Why Libertarians are Paranoid, Example #12,403

Those on the left and the right often try to laugh off libertarians, ascribing to "paranoia" our fear of the power of government. 

Well, I could argue that if this is paranoia, I share a similar phobia with men like Thomas Jefferson and James Madison, whose fear of government power permeate all their writings, as well as the Constitution they helped to produce.  They believed that even good men could be corrupted by the government, and they were proven correct in an incredibly short time by John Adams.  Adams is by all accounts a good man, dedicated to freedom and democracy, and one of the chief intellectual architects both of the Revolution and the Constitution.  But it was Adams that signed into law the Alien and Sedition Act, perhaps the worst piece of illiberal and unconstitutional legislation in the history of this country.

Or, if I didn't want to make the founding father's / original intent argument, I could just point to this (hat tip Marginal Revolution):

A federal judge in Texas, calling the Federal Deposit Insurance Corp. a "corrupt
agency with corrupt influences on it," awarded a Houston financier $72 million
to cover his legal fees in a decade-long suit involving a failed savings and
loan and the government's efforts to take control of a stand of endangered
California redwood trees in the 1990s.

The FDIC, a regulatory agency that insures deposits at banks and
savings and loans, filed suit against Charles E. Hurwitz in 1995, seeking to
collect more than $800 million because Hurwitz indirectly controlled a Texas
S&L that failed in 1988. The FDIC, after a series of legal setbacks, dropped
its suit against Hurwitz in 2002....

On Tuesday evening, Hughes issued a scathing, 131-page ruling. In it, he cited
evidence that the FDIC brought the case largely because of pressure from
environmental groups, members of Congress and the Clinton administration. The
reason: Hurwitz's Pacific Lumber Co. owned 3,500 acres of endangered redwoods in
Northern California. Hughes found that the FDIC, in close concert with
environmental groups, sued Hurwitz to pressure him into a "debt-for-nature"
swap, in effect giving the government his trees in exchange for his supposed
liability in the failure of the United Savings Association of Texas....

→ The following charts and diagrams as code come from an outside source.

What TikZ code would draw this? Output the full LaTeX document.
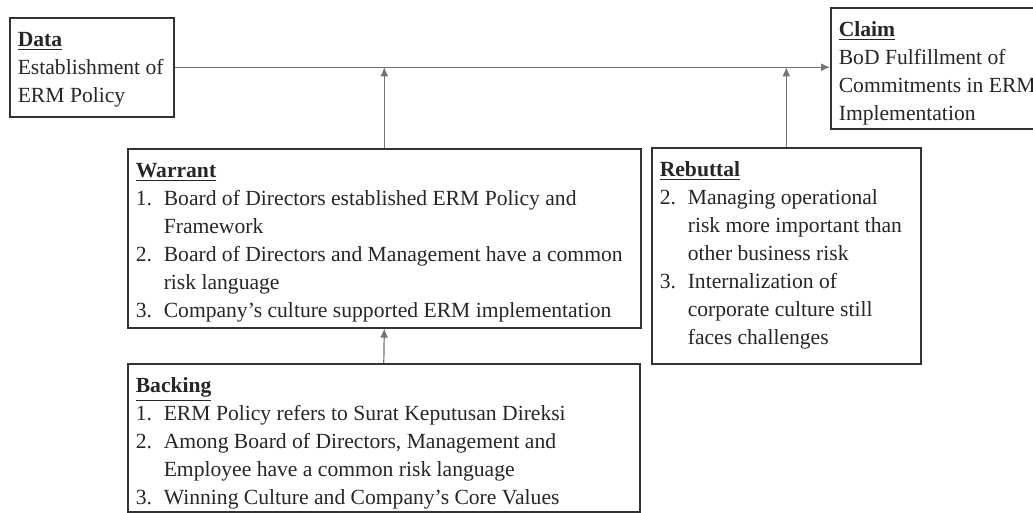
\documentclass[tikz,border=0pt]{standalone}
\usepackage{fontspec}
\setmainfont{Liberation Serif}
\usetikzlibrary{arrows.meta}

\definecolor{framegray}{gray}{0.2}
\definecolor{linkgray}{gray}{0.45}

\newcommand{\heading}[1]{\underline{\textbf{#1}}}
\newcommand{\itm}[1]{\makebox[14pt][l]{#1}}
\newcommand{\cont}{\hspace*{14pt}}
% fixed-size text block, lines set one per row
\newcommand{\panel}[3]{\parbox[t][#2][t]{#1}{%
  \begin{tabular}[t]{@{}l@{}}#3\end{tabular}}}

\tikzset{
  box/.style={draw=framegray, line width=0.8pt, anchor=north west,
    inner xsep=4pt, inner ysep=4.5pt,
    font=\fontsize{10.8}{14}\selectfont, text=black!85},
  link/.style={draw=linkgray, line width=0.6pt, -{Latex[length=4.5pt,width=4pt]}}
}

\begin{document}
\begin{tikzpicture}[x=0.5pt, y=-0.5pt]
\clip (0,0) rectangle (1033,513);

%% Toulmin boxes
\node[box] (data) at (9,17) {\panel{74pt}{40.5pt}{%
  \heading{Data}\\ Establishment of\\ ERM Policy}};
\node[box] (claim) at (830,7) {\panel{97pt}{51.5pt}{%
  \heading{Claim}\\ BoD Fulfillment of\\ Commitments in ERM\\ Implementation}};
\node[box] (warrant) at (127,148) {\panel{248.5pt}{80.5pt}{%
  \heading{Warrant}\\
  \itm{1.}Board of Directors established ERM Policy and\\
  \cont Framework\\
  \itm{2.}Board of Directors and Management have a common\\
  \cont risk language\\
  \itm{3.}Company’s culture supported ERM implementation}};
\node[box] (rebuttal) at (651,147) {\panel{126.5pt}{99pt}{%
  \heading{Rebuttal}\\
  \itm{2.}Managing operational\\
  \cont risk more important than\\
  \cont other business risk\\
  \itm{3.}Internalization of\\
  \cont corporate culture still\\
  \cont faces challenges}};
\node[box] (backing) at (127,363) {\panel{248pt}{65pt}{%
  \heading{Backing}\\
  \itm{1.}ERM Policy refers to Surat Keputusan Direksi\\
  \itm{2.}Among Board of Directors, Management and\\
  \cont Employee have a common risk language\\
  \itm{3.}Winning Culture and Company’s Core Values}};

%% Verbindungen
\coordinate (wjoin) at (warrant.north |- data.east);
\coordinate (rjoin) at (rebuttal.north |- data.east);
\draw[link] (data.east) -- (data.east -| claim.west);
\draw[link] (warrant.north) -- (wjoin);
\draw[link] (rebuttal.north) -- (rjoin);
\draw[link] (backing.north) -- (warrant.south);
\end{tikzpicture}
\end{document}
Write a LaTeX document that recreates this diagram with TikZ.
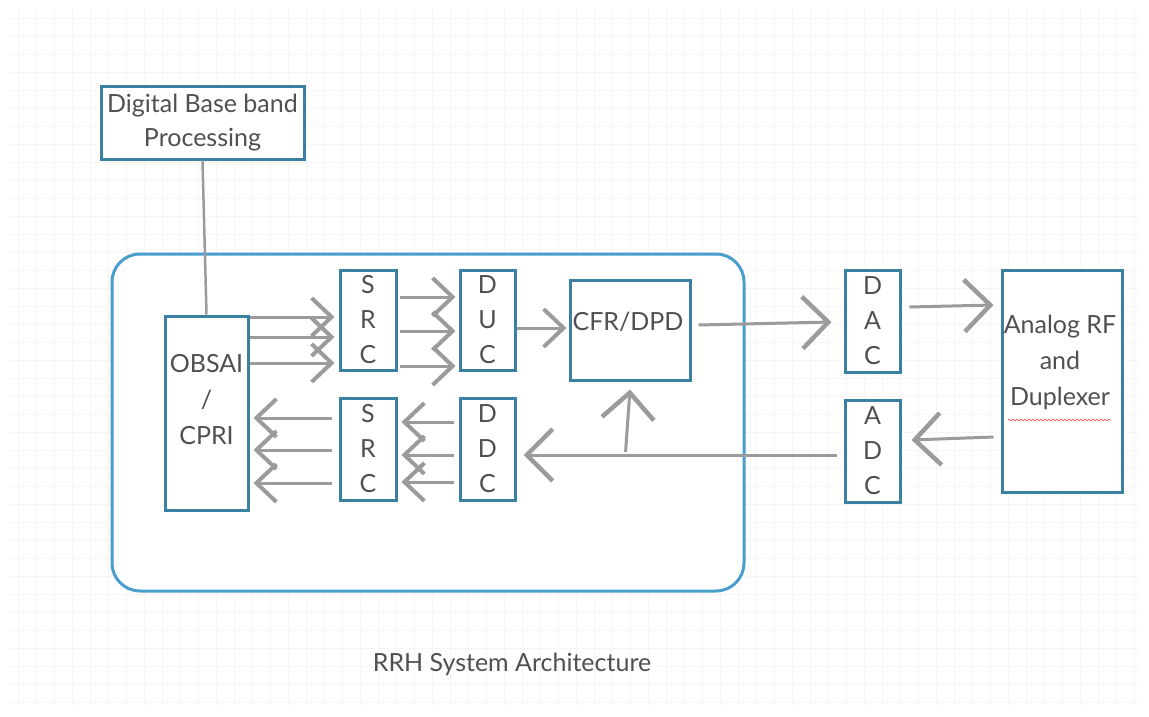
\documentclass[tikz,border=0pt]{standalone}
\usepackage{fontspec}
\setmainfont{Lato}
\usetikzlibrary{arrows.meta,positioning,decorations.pathmorphing}
\definecolor{boxblue}{RGB}{58,128,160}
\definecolor{frameblue}{RGB}{72,158,204}
\definecolor{arrowgray}{RGB}{155,155,155}
\definecolor{textgray}{RGB}{80,80,80}
\tikzset{
  blk/.style={
    rectangle,
    draw=boxblue,
    line width=3pt,
    fill=white,
    inner sep=0pt,
    align=center,
    text=textgray,
    font=\fontsize{25}{35}\selectfont
  },
  lbl/.style={
    inner sep=0pt,
    align=center,
    text=textgray,
    font=\fontsize{25}{36}\selectfont
  },
  flow/.style={
    draw=arrowgray,
    line width=3pt,
    -{Straight Barb[length=20pt,width=38pt,line width=4pt]}
  },
  bigflow/.style={
    flow,
    -{Straight Barb[length=26pt,width=52pt,line width=4.5pt]}
  },
  gridline/.style={draw=black!4,line width=0.5pt}
}

\begin{document}
\begin{tikzpicture}[x=1pt,y=-1pt]

\useasboundingbox[fill=white] (0,0) rectangle (1149,717);
\draw[gridline,xstep=18pt,ystep=18pt] (10,8) grid (1140,705);

% outer RRH frame
\draw[draw=frameblue,line width=3pt,rounded corners=28pt,fill=white]
  (112,254) rectangle (744,591);

\node[blk,minimum width=203,minimum height=72,font=\fontsize{25}{34}\selectfont]
  (dbb) at (202.5,123) {Digital Base band\\Processing};

\node[blk,minimum width=83,minimum height=194] (obsai) at (206.5,413) {};
\node[lbl] (obsai-txt) at (206.5,400) {OBSAI\\/\\CPRI};

\node[blk,minimum width=56,minimum height=100] (srcA) at (368,320) {S\\R\\C};
\node[blk,minimum width=55,minimum height=100] (duc) at (487.5,320) {D\\U\\C};
\node[blk,minimum width=56,minimum height=102] (srcB) at (368,449) {S\\R\\C};
\node[blk,minimum width=55,minimum height=102] (ddc) at (487.5,449) {D\\D\\C};

\node[blk,minimum width=120,minimum height=100] (cfr) at (630,330) {};
\node[lbl] (cfr-txt) at (628,322) {CFR/DPD};

\node[blk,minimum width=55,minimum height=102] (dac) at (872.5,321) {D\\A\\C};
\node[blk,minimum width=55,minimum height=102] (adc) at (872.5,451) {A\\D\\C};

\node[blk,minimum width=120,minimum height=222] (rf) at (1062,381) {};
\node[lbl] (rf-txt) at (1060,362) {Analog RF\\and\\Duplexer};
\draw[red!75,line width=0.6pt,decorate,
  decoration={snake,amplitude=0.8pt,segment length=4pt}]
  (1008,420) -- (1111,420);

\node[lbl] (title) at (512,664) {RRH System Architecture};

% connectors
\draw[draw=arrowgray,line width=2.5pt] (dbb.south) -- (obsai.north);

\foreach \a/\b in {96/3, 76/-17, 50/-43}
  \draw[flow] ([yshift=\a pt]obsai.east) -- ([yshift=\b pt,xshift=-4pt]srcA.west);
\foreach \a in {23, -11, -46}
  \draw[flow] ([yshift=\a pt,xshift=2pt]srcA.east) -- ([yshift=\a pt,xshift=-3pt]duc.west);
\draw[flow] ([yshift=-8pt]duc.east) -- ([yshift=2pt,xshift=-2pt]cfr.west);
\draw[bigflow] ([yshift=5pt,xshift=7pt]cfr.east) -- ([yshift=-1pt,xshift=-12pt]dac.west);
\draw[bigflow] ([yshift=14pt,xshift=8pt]dac.east) -- ([yshift=76pt,xshift=-7pt]rf.west);
\draw[bigflow] ([yshift=-56pt,xshift=-7pt]rf.west) -- ([yshift=11pt,xshift=10pt]adc.east);
\draw[bigflow] ([yshift=-4pt,xshift=-7pt]adc.west)
  -- coordinate[pos=0.674] (tap) ([yshift=-6pt,xshift=7pt]ddc.east);
\draw[bigflow] ([yshift=3pt]tap) -- ([yshift=-8pt]cfr.south);
\foreach \a in {27, -6, -33}
  \draw[flow] ([yshift=\a pt,xshift=-5pt]ddc.west) -- ([yshift=\a pt,xshift=4pt]srcB.east);
\foreach \a/\b in {31/-5, -1/-37, -34/-70}
  \draw[flow] ([yshift=\a pt,xshift=-7pt]srcB.west) -- ([yshift=\b pt,xshift=4pt]obsai.east);

\end{tikzpicture}
\end{document}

Hughes said FDIC officials and lawyers, in depositions, "ranged from
manipulative evasiveness to plain perjury." He cited records of two years of
communications, including extensive discussions of legal strategy and political
matters, between the FDIC and environmentalists over the proposal to use a
banking-practices lawsuit as pressure on Hurwitz to give up the
redwoods.

Hughes said FDIC officials "discarded the mantle of the American
Republic for the cloak of a secret society of extortionists. If the vice
president called, they responded. If a congressman called, they responded. If a
lobbyist called, they responded. They heeded every call but that of duty and
honor."

Wow.  I know many people are paranoid about the lack of accountability of major corporations, and felt vindicated by the Enron case, over which the press spilled acres of ink.  However, Enron is nothing compared to this.  While fraud is bad, Enron at least was never able to use the coercive regulatory and police power that the government has to seek its ends.